Highlighting the virtue of “truthfulness,” Feuerstein says we live in a world saturated with lies and spin, with deception coming from the highest places. People who lie, he says, contribute to their own ruin, and that of others.

“Non-stealing” is a crucial ethic from yoga tradition, according to Feuerstein, who recently moved to Saskatchewan, the home of his wife, Brenda, after decades living in the U.S.

He considers the growing gap between rich and poor a form of theft, as CEOs make in a few hours what a minimum-wage earner receives in a year. He says sweatshops and child labor also are forms of institutionalized theft.

Then there is “greedlessness,” or “non-grasping.” He says the U.S. national debt of nearly $9 trillion, a portion of it funding the war in Iraq, is a form of greed, which does not recognize limits. He also associates greed with gluttony.

Some of Feuerstein’s most challenging thoughts center on the virtue of “chastity.”

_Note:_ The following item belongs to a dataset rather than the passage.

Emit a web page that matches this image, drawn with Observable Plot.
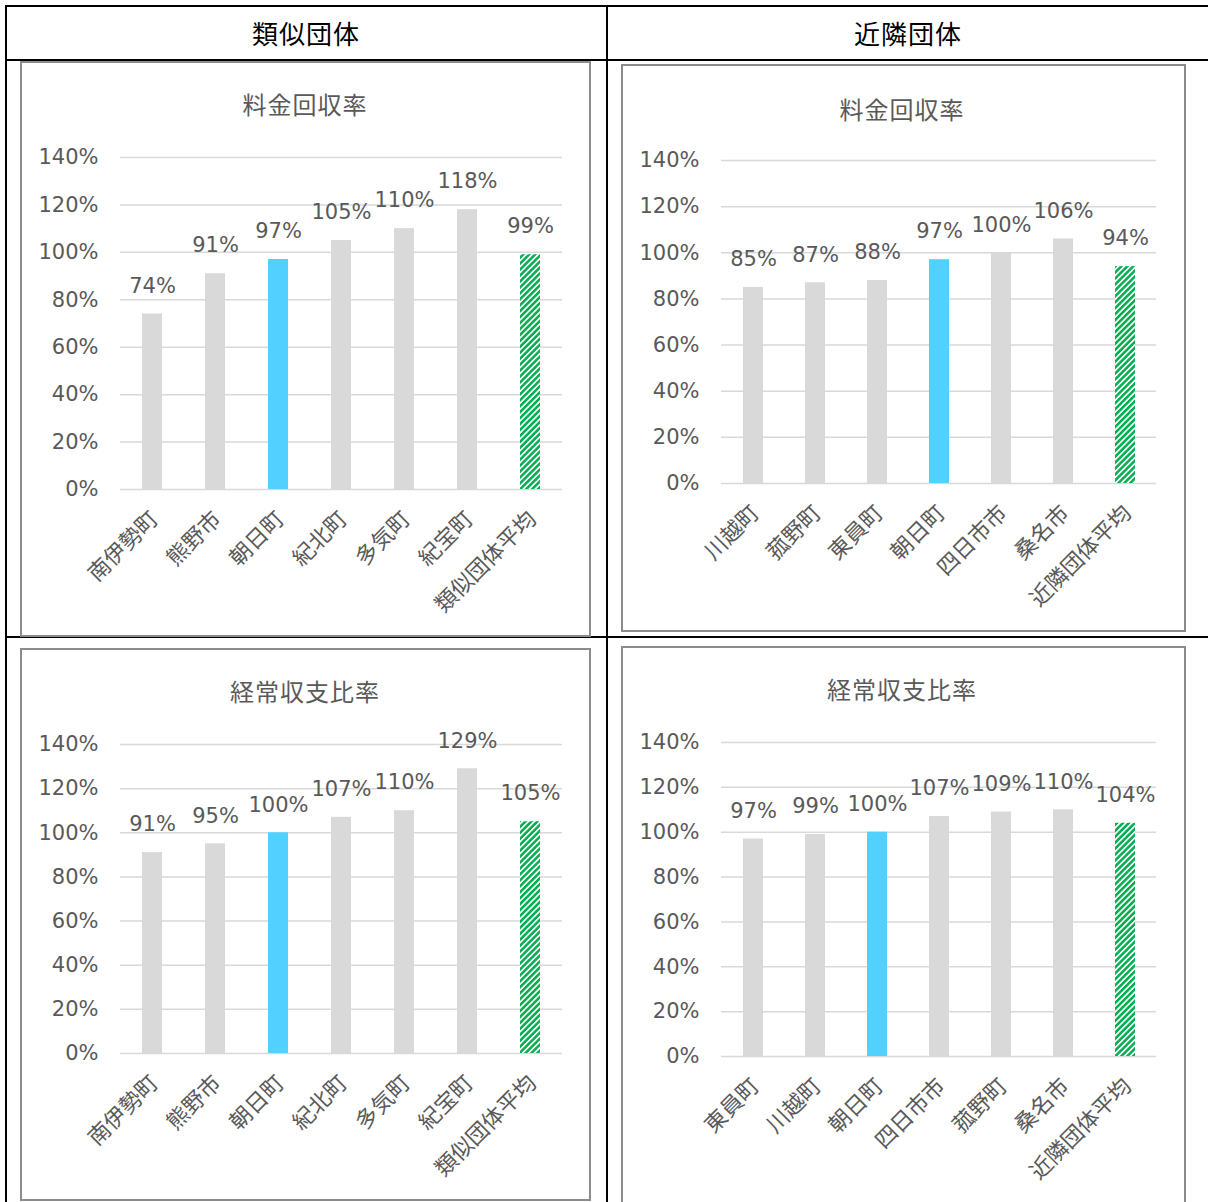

He says the average person is exposed to 300 sexual images a day, and people are succumbing to “shallow body narcissism.”

Decrying all the “sexy outfits” and the “fashion parade” in yoga classes, he laments how “modesty, once a highly valued yogic virtue, is considered old-fashioned.”


He is especially appalled at the concept of nude yoga classes. And he says ancient Tantric Yoga, which often deals with sexual energy, has been abused by superficial, exploitative teachers. It’s a criticism he shares with Buddhism’s Dalai Lama.

Feuerstein does not interpret chastity as total abstinence from sex, but he does warn that “we cannot indulge in sex and hope to liberate ourselves from the shackles of the unconscious and the instinctual habits it favors.”

He ultimately calls for raising the libido “above the genitals” so that it can fuel spiritual transformation.

Feuerstein contends, “Ethics is the foundation of yoga.” Virtue, he maintains, can open the gateway to spiritual liberation.